Original (see Update below)
Assume I have a data set with a low two digit number of columns (some NA/empty) and more than 100.000 rows, represented by the following example dataframe
df <- data.frame(ID = c(1,2,3,4,5),
CTR1 = c("England", "England", "England", "China", "England"),
CTR2 = c("England", "China", "China", "England", NA),
CTR3 = c("England", "China", "China", "England", NA),
CTR4 = c("China", "USA", "USA", "China", NA),
CTR5 = c("USA", "England", "USA", "USA", NA),
CTR6 = c("England", "China", "USA", "England", NA))
df
ID CTR1 CTR2 CTR3 CTR4 CTR5 CTR6
1 England England England China USA England
2 England China China USA England China
3 England China China USA USA USA
4 China England England China USA England
5 England
and I want to count the co-occurrences by ID/row to get a co-occurrence matrix that sums up the co-occurence by ID/row only once, meaning that no value over 1 will be allocated to a combination (i.e. assign a value of 1 for the existence of a co-occurrence independent of in-row frequencies and order, assign a value of 0 for no co-occurrence/combination by ID/row),
1 England-England-England => 1
2 England-England => 1
3 England-China => 1
4 England- => 0
Another important aspects regards the counting of observations that appear once in a row but in combination with others, e.g. USA in row 1. They should get a value of 1 for their own co-occurrence (as they are in a combination even though not with themselves) so that the combination USA-USA also gets a value of 1 assigned.
1 England England England China USA England
USA-USA => 1
China-China => 1
USA-China => 1
England-England => 1
England-USA => 1
England-China => 1
Due to the fact that row count should not >1 for a combination by row/ID, this results to:
China England USA
China 1 1 1
England 1 1 1
USA 1 1 1
This should lead to the following result based on the example dataframe, where a value of 4 is assigned to each combination based on the fact that each combination has occured at least in four rows and each string is part of a combination of the original dataframe:
China England USA
China 4 4 4
England 4 4 4
USA 4 4 4
So there are five conditions for counting:
- Single observations without additional observations by ID/row are not considered, i.e. a row with only a single country once is not counted.
- A combination should be counted as 1.
- Observations occuring more than once do not contribute to a higher value for the interaction, i.e. several occurrences of the same country do not matter.
- Being in a combination (even in the case the same country does not appear twice in a row) results in counting as a self-combination, i.e. a value of 1 is assigned.
- There is no value over 1 assigned to a combination by row/ID.
I've tried to implement this by using dplyr
, data.table
, base aggregate
or plyr
adjusting code from [1], [2], [3], [4], [5] and [6] but as I don't care about order within a row but I also don't want to sum up all combinations within a row, I haven't got the aspired result so far.
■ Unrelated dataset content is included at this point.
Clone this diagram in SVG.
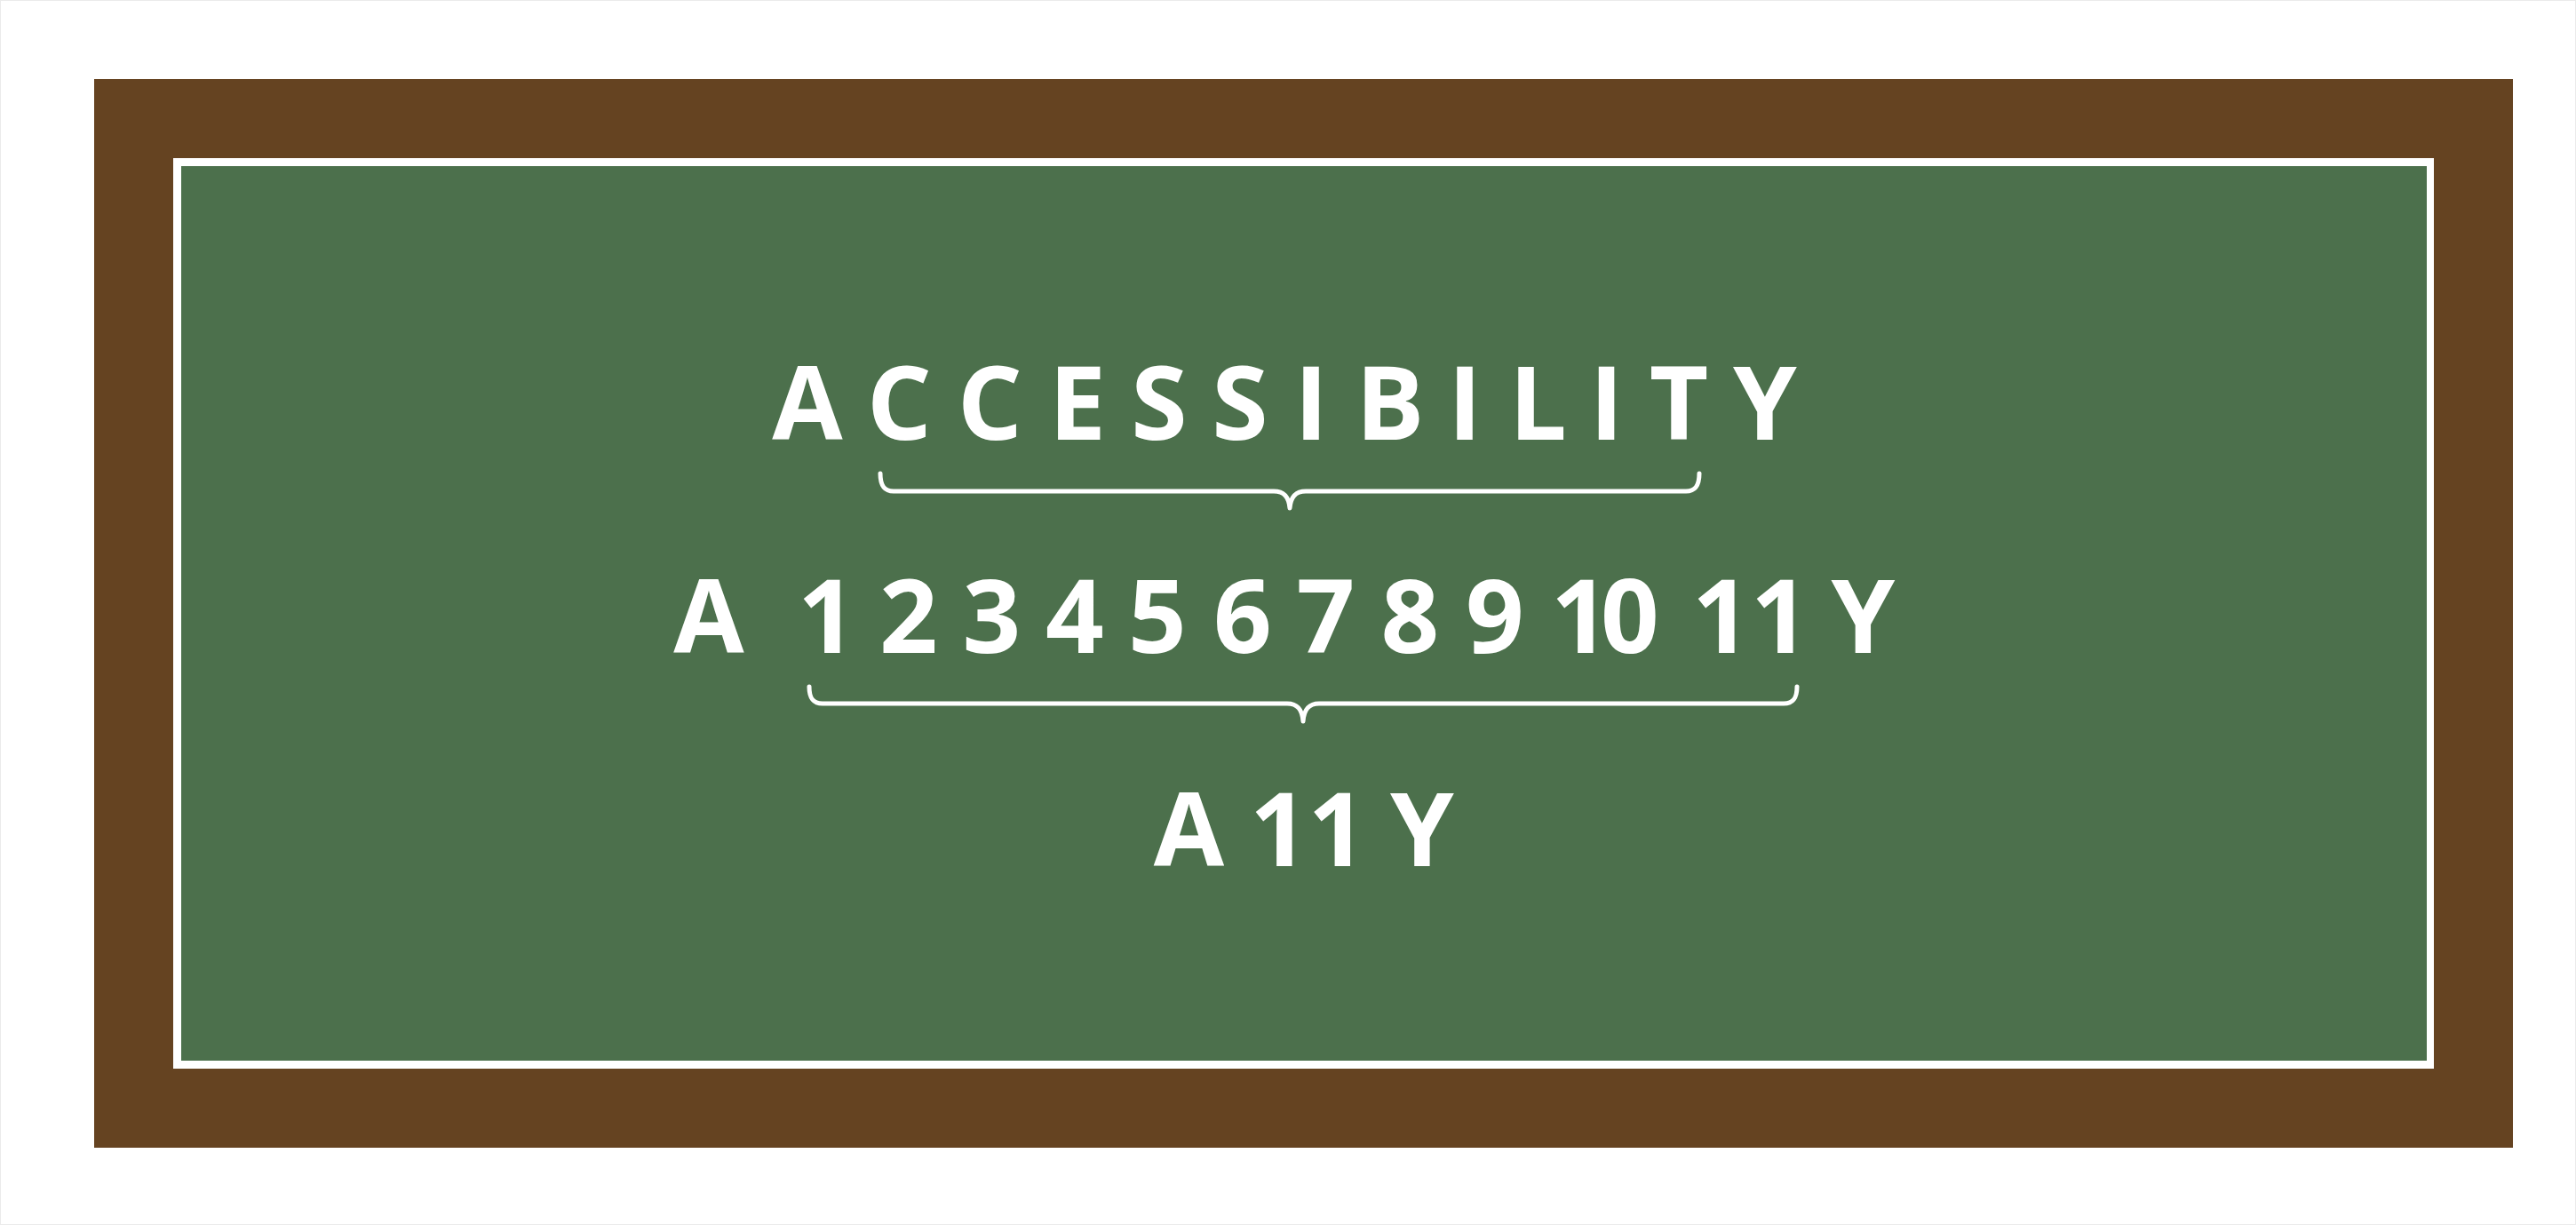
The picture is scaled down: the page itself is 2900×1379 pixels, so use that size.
<svg xmlns="http://www.w3.org/2000/svg" width="2900" height="1379" viewBox="0 0 2900 1379">
<style>
.t{font-family:"Open Sans","Noto Sans","Liberation Sans",sans-serif;font-weight:700;font-size:115px;fill:#ffffff;text-anchor:middle}
.br{fill:none;stroke:#ffffff;stroke-width:5;stroke-linecap:round;stroke-linejoin:round}
</style>
<rect x="0.5" y="0.5" width="2899" height="1378" fill="#ffffff" stroke="#ebebeb" stroke-width="1"/>
<g id="frame">
<rect x="106" y="89" width="2723" height="1203" fill="#654321"/>
<rect x="195" y="178" width="2545" height="1025" fill="#ffffff"/>
<rect x="204" y="187" width="2528" height="1007" fill="#4c704c"/>
</g>
<g id="word">
<text class="t" y="495" x="909 1012.5 1114.5 1213 1305 1396 1476 1565 1649 1731.5 1808.5 1890 1987">ACCESSIBILITY</text>
</g>
<g id="numbered">
<text class="t" y="735"><tspan x="798">A</tspan><tspan x="868"> </tspan><tspan x="931">1</tspan><tspan x="973"> </tspan><tspan x="1023">2</tspan><tspan x="1070"> </tspan><tspan x="1116.5">3</tspan><tspan x="1163"> </tspan><tspan x="1210">4</tspan><tspan x="1258"> </tspan><tspan x="1303">5</tspan><tspan x="1350"> </tspan><tspan x="1399">6</tspan><tspan x="1446"> </tspan><tspan x="1492.5">7</tspan><tspan x="1540"> </tspan><tspan x="1587.5">8</tspan><tspan x="1635"> </tspan><tspan x="1683">9</tspan><tspan x="1730"> </tspan><tspan x="1779 1835">10</tspan><tspan x="1887"> </tspan><tspan x="1938 2004">11</tspan><tspan x="2040"> </tspan><tspan x="2097.5">Y</tspan></text>
</g>
<g id="abbrev">
<text class="t" y="975"><tspan x="1338.5">A</tspan><tspan x="1395"> </tspan><tspan x="1440 1505.5">11</tspan><tspan x="1542"> </tspan><tspan x="1601">Y</tspan></text>
</g>
<g id="connectors">
<path class="br" d="M991,533 C991,546 995,553 1006,553 L1434,553 C1446,553 1451,560 1452,572 C1453,560 1458,553 1470,553 L1898,553 C1909,553 1913,546 1913,533"/>
<path class="br" d="M911,773 C911,786 915,792 926,792 L1449,792 C1461,792 1466,799 1467,812 C1468,799 1473,792 1485,792 L2008,792 C2019,792 2023,786 2023,773"/>
</g>
</svg>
I'm a novice in R. Any help is very much appreciated.
Update
Thanks to @jazzurro for his anwer. It made me realize that the duplicates may complicate things. I hope keeping only unique values by row simplifies the task so that the example dataframe looks like this by applying code from here.
df <- data.frame(ID = c(1,2,3,4,5),
CTR1 = c("England", "England", "England", "China", "England"),
CTR2 = c("England", "China", "China", "England", NA),
CTR3 = c("USA", "USA", "USA", "USA", NA),
CTR4 = c(NA, NA, NA, NA, NA),
CTR5 = c(NA, NA, NA, NA, NA),
CTR6 = c(NA, NA, NA, NA, NA))
ID CTR1 CTR2 CTR3 CTR4 CTR5 CTR6
1 England China USA
2 England China USA
3 England China USA
4 China England USA
5 England
Leaving only three conditions to be fulfilled:
Single observations without additional observations by ID/row are not considered, i.e. a row with only a single country once is not counted.
A combination should be counted as 1.
Being in a combination results in counting as a self-combination as well (USA-USA), i.e. a value of 1 is assigned.